* _Problem description_
Starting at the first line of the listing below, retype each line up to and including the one that contains "from matplotlib.patches import Rectangle". Leave pictures out.

* _Collected data_
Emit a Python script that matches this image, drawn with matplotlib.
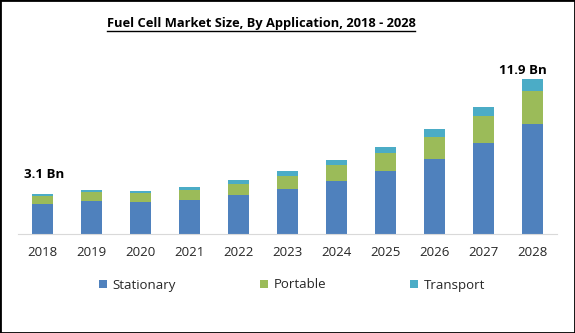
import matplotlib
matplotlib.use('Agg')
import matplotlib.pyplot as plt
import numpy as np
from matplotlib.lines import Line2D
from matplotlib.patches import Rectangle

years = ['2018', '2019', '2020', '2021', '2022', '2023', '2024', '2025', '2026', '2027', '2028']
stationary = [2.31, 2.54, 2.46, 2.62, 3.00, 3.46, 4.08, 4.85, 5.77, 7.00, 8.46]
portable = [0.62, 0.69, 0.69, 0.77, 0.85, 1.00, 1.23, 1.38, 1.69, 2.08, 2.54]
transport = [0.15, 0.15, 0.15, 0.23, 0.31, 0.38, 0.38, 0.46, 0.62, 0.69, 0.92]
series_names = ['Stationary', 'Portable', 'Transport']
colors = ['#4F81BD', '#9BBB59', '#4BACC6']

plt.rcParams['font.family'] = ['Open Sans', 'DejaVu Sans']

fig = plt.figure(figsize=(5.75, 3.33), dpi=100)
ax = fig.add_axes([18/575, 99/333, 539/575, 169/333])

x = np.arange(len(years))
w = 0.41
bottom = np.zeros(len(years))
for vals, name, c in zip([stationary, portable, transport], series_names, colors):
    ax.bar(x, vals, w, bottom=bottom, color=c, label=name)
    bottom = bottom + np.array(vals)

ax.set_xlim(-0.5, len(years) - 0.5)
ax.set_ylim(0, 13)
ax.set_xticks(x)
ax.set_xticklabels(years, fontsize=9.5, color='#262626')
ax.tick_params(axis='x', length=0, pad=9)
ax.set_yticks([])
for s in ['top', 'right', 'left']:
    ax.spines[s].set_visible(False)
ax.spines['bottom'].set_color('#D9D9D9')

ax.annotate('3.1 Bn', (x[0], bottom[0]), xytext=(2, 19), textcoords='offset pixels',
            ha='center', va='center', fontsize=9.5, fontweight='bold')
ax.annotate('11.9 Bn', (x[-1], bottom[-1]), xytext=(-10, 9), textcoords='offset pixels',
            ha='center', va='center', fontsize=9.5, fontweight='bold')

leg = fig.legend(loc='center', bbox_to_anchor=(292/575, 1 - 285/333), ncol=3, frameon=False,
                 fontsize=9.5, handlelength=0.6, handleheight=0.6, handletextpad=0.4,
                 columnspacing=6.4)
for t in leg.get_texts():
    t.set_color('#262626')

title = fig.text(261/575, 1 - 24/333, 'Fuel Cell Market Size, By Application, 2018 - 2028',
                 ha='center', va='center', fontsize=9.3, fontweight='bold')
fig.canvas.draw()
bb = title.get_window_extent().transformed(fig.transFigure.inverted())
fig.add_artist(Line2D([bb.x0, bb.x1], [1 - 31/333] * 2, color='black', lw=1,
                      transform=fig.transFigure))

fig.add_artist(Rectangle((0, 0), 1, 1, transform=fig.transFigure, fill=False,
                         edgecolor='black', lw=2))

plt.savefig('out.png', dpi=100)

* _Reply to the exercise_
Emit a Python script that matches this image, drawn with matplotlib.
import matplotlib
matplotlib.use('Agg')
import matplotlib.pyplot as plt
import numpy as np
from matplotlib.lines import Line2D
from matplotlib.patches import Rectangle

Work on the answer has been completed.